I'm sick of hearing about how "interesting" and "potentially . . . useful" the tech is when the vast majority of real-world uses are speculative bets or outright scams.

There may well be good uses in narrow circumstances outside of developed countries. But people still try to steer so many conversations towards cryptocurrency not because of those uses, but because they want to drive the value of the currency higher.


>I'm sick of hearing about how "interesting" and "potentially . . . useful" the tech is when the vast majority of real-world uses are speculative bets or outright scams.

There may well be good uses in narrow circumstances outside of developed countries.
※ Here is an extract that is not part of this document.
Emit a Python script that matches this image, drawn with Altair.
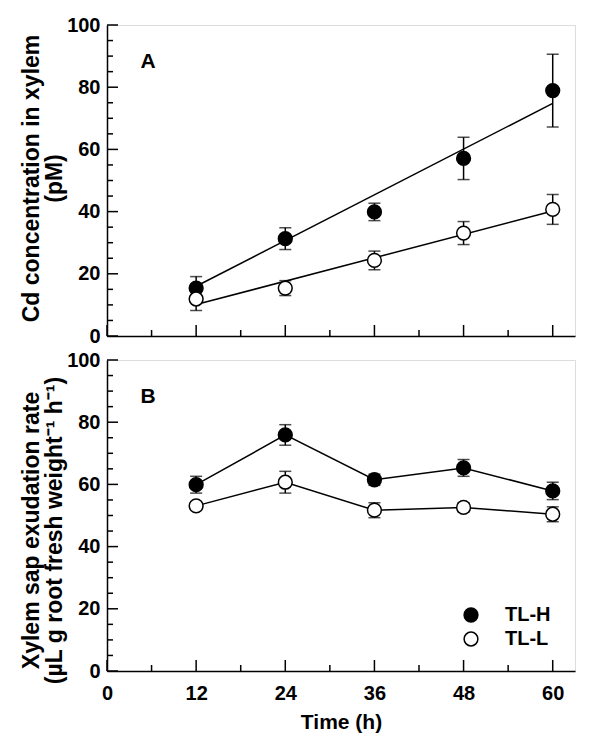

But people still try to steer so many conversations towards cryptocurrency not because of those uses, but because they want to drive the value of the currency higher.

Why does it matter if you're sick of hearing it? It remains true, for the technology, taking all the misueses by companies and people aside. You don't address that for one, the normal financial world is rife with abuses, and two, that those people in developing countries that you flippantly mention in passing make up hundreds of millions of individuals with major problems in their domestic governing systems.

Furthermore, somebody creating a crypto-related scam doesn't affect me personally if im not involved. Increasingly restrictive financial laws and algorithmic, arbitrary cancellations of accounts and transactions by major banking and finance institutions do on the other hand affect me whether I want them to or not. Sadly, one depends on these systems still, and an alternative would definitely be a useful thing.